You'll now see your investment in the "ETF" section of your portfolio, and you can trade it like any other ETF during market hours.
Before and After: What Actually Changes?
Let's break down the practical differences with a concrete comparison.
| Feature | Mutual Fund (e.g., VTSAX) | ETF (e.g., VTI) After Conversion |
|---|---|---|
| Expense Ratio | 0.04% | 0.03% |
| Minimum Investment | $3,000 for Admiral Shares | One share price (~$250) |
| How You Buy/Sell | Once per day, at 4 PM ET NAV | Anytime during market hours at market price |
| Ability to Automate | Yes, automatic monthly investments | No, must place manual trades |
| Tax Efficiency (Inherited) | High, but can distribute capital gains | Generally higher due to in-kind creation/redemption |
| Trading Flexibility | None. You get the day's closing price. | Full. Use limit orders, stop-losses, etc. |
The expense ratio difference seems small—0.01%. On a $100,000 investment, that's $10 per year. But over 20 years, that saved $200, compounded, adds up. The bigger shift is operational: you lose automated investing but gain precise, intraday control.
The Tax Implications: A Non-Negotiable Deep Dive
This is the crown jewel of the conversion. The IRS treats this as a non-taxable event. Why? Because it's considered a reorganization under Section 368(a)(1)(F). You haven't sold anything; you've merely changed the legal form of your ownership in the same pool of assets.
Here’s what transfers seamlessly:
- Your Cost Basis: The original purchase price of your mutual fund shares becomes the cost basis of your new ETF shares.
- Your Holding Period: The clock doesn't reset. If you held the mutual fund for 2 years and 3 months, your ETF shares have a holding period of 2 years and 3 months. This is critical for qualifying for long-term capital gains rates later.
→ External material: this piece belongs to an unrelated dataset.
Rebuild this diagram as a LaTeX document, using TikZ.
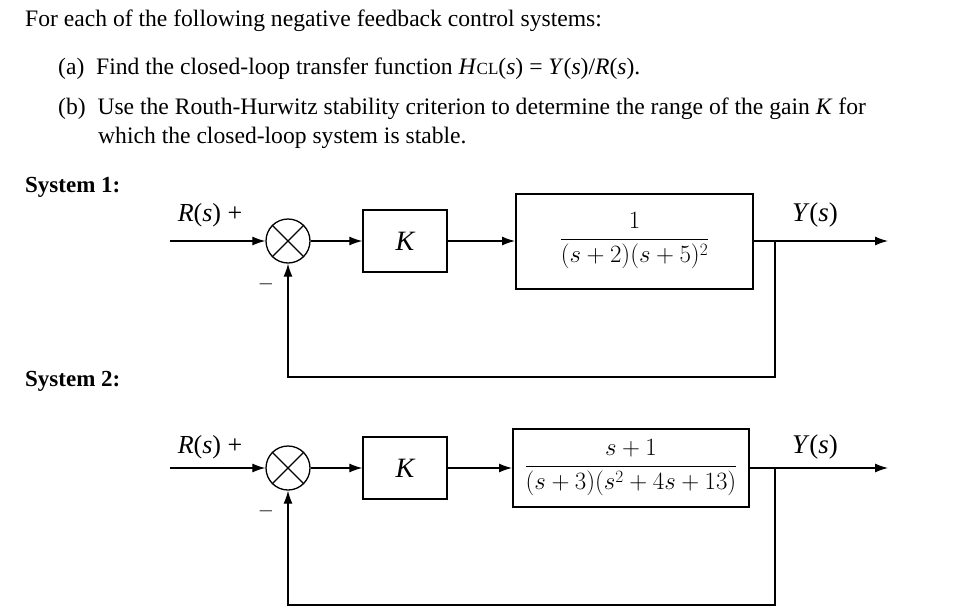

A critical nuance for tax-loss harvesting: After conversion, you cannot immediately sell the ETF to claim a loss on the *mutual fund* position if the market is down. The IRS's "wash sale rule" would apply because the ETF is considered "substantially identical" to the mutual fund you just disposed of (even via conversion). You must wait more than 30 days after the conversion to sell the ETF if harvesting a loss is your goal.
The Final Verdict: Why You Might (or Might Not) Convert
Convert If:
- You're a hands-off, long-term holder who wants the absolute lowest cost structure for the decades ahead. Locking in that lower expense ratio permanently is a win.
- You value tax efficiency above all. Converting now prevents any future potential capital gains distributions from the mutual fund (though Vanguard's are rare).
- You want the optionality of advanced trading. Maybe you don't use limit orders now, but having the ability to in the future is valuable to you.
Do NOT Convert If:
- You rely on automatic, monthly investments. ETFs require manual purchases. For disciplined dollar-cost averaging, the mutual fund's automation is superior.
- You fear complexity. Dealing with bid-ask spreads and placing trades intimidates you. The simplicity of the mutual fund is worth the tiny extra cost.
- You hold the fund in a tax-advantaged account (IRA, 401k). The tax benefit of conversion is irrelevant here. The decision boils down purely to costs and trading preferences, making the case weaker.
- You own a fractional share amount. Since ETFs trade in whole shares, any fractional share in your mutual fund position will be sold for cash during conversion, creating a small taxable event.
In my view, the conversion is a no-brainer for most long-term investors in taxable brokerage accounts who hold eligible Admiral Shares and don't use automatic investments. The permanent cost savings and tax advantages are real. But for the set-it-and-forget-it IRA investor adding $500 every month? Staying put is perfectly rational.